The scenes recalled here of armed black students leaving a Cornell University building in 1969 speak loudly of the rule of law, radicalism, racism, power politics, intellectual honesty, and the relations between academia and society. . . . Downs clearly details the complex, rapidly unfolding events, which embodied contested notions of progressive education, academic freedom, racial justice, and identity politics and which made the Cornell uprising more significant than most American student revolts of the 1960s. Readable, at times fast-paced, and based solidly on interviews and primary sources, this is highly recommended for academic libraries. -Library Journal


This book is a fine addition to the literature on the history and politics of higher education. It should interest everyone in the academic community. -Perspectives in Political Science


Of all American university disturbances . . . those of Cornell University were uniquely instructive. . . . Donald Alexander Downs, the author of this useful book, correctly points out that 'never before had students introduced guns into a campus conflict.' . . . He tells the story in a straightforward, chronological manner. -Academic Questions


An engaging and evocative read. . . . I would urge that everyone interested in this period read this book. -Journal of American History


Cornell '69 shows, in engrossing detail, how Cornell's white professors reacted to demands and protests by black students.

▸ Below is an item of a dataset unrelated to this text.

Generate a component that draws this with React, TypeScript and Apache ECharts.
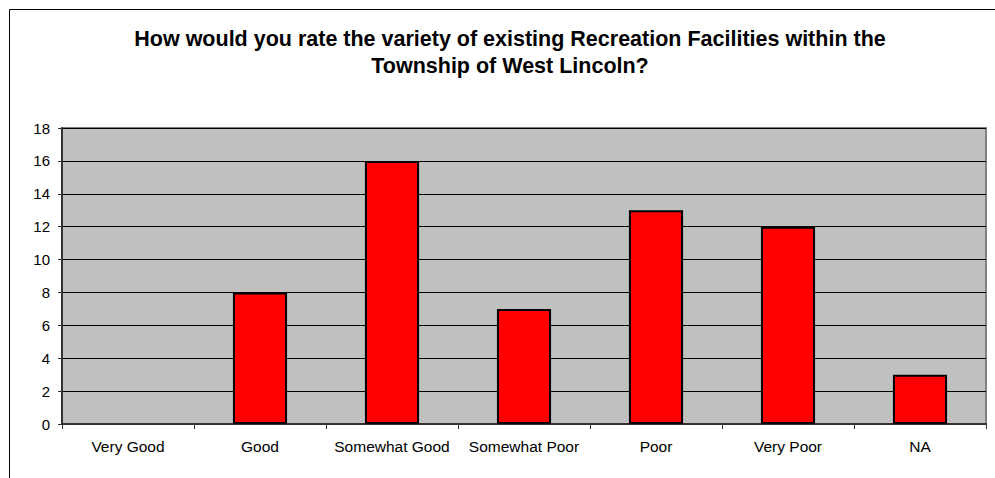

Donald Alexander Downs focuses on this faculty perspective, taking seriously their fear that the life of the mind was at stake. -Andrew Hacker, author of Two Nations: Black and White, Separate, Hostile, Unequal


This engrossing work is the best book about any of the campus disturbances of the 1960s. Although I was a participant in the events described here, I nevertheless learned an enormous amount about what was going on behind the scenes. -Richard Polenberg, Cornell University


Donald Alexander Downs's speciality is using micro events to illuminate macro issues of political theory and constitutional law. Cornell '69 is his best work so far. Everything seemed to happen at Cornell and everything seemed to happen at once. Through Downs's gripping narrative, we learn about the origins of political correctness, the conservative revolt against it, and the politics of race on the American campus. This scrupulously honest and painfully fair book is the best thing to come out of the awful events described in the book. -Alan Wolfe, author of One Nation, After All


Downs does an extraordinary job of documenting the biggest crisis in Cornell history. Every participant in the crisis, no matter what his/her position, will learn things he/she never knew before reading this book. Every student of campus crises of the '60s and '70s will see here, in stark perspective, how the issues played out at Cornell. -Dale Corson, President Emeritus, Cornell University

Author Bio
Donald Alexander Downs, an undergraduate at Cornell during the uprising, is the Alexander Meiklejohn Professor of Political Science, Law, and Journalism and the Glenn B. and Cleone Orr Hawkins Professor of Political Science at the University of Wisconsin-Madison. His other books include More than Victims and Restoring Free Speech and Liberty on Campus.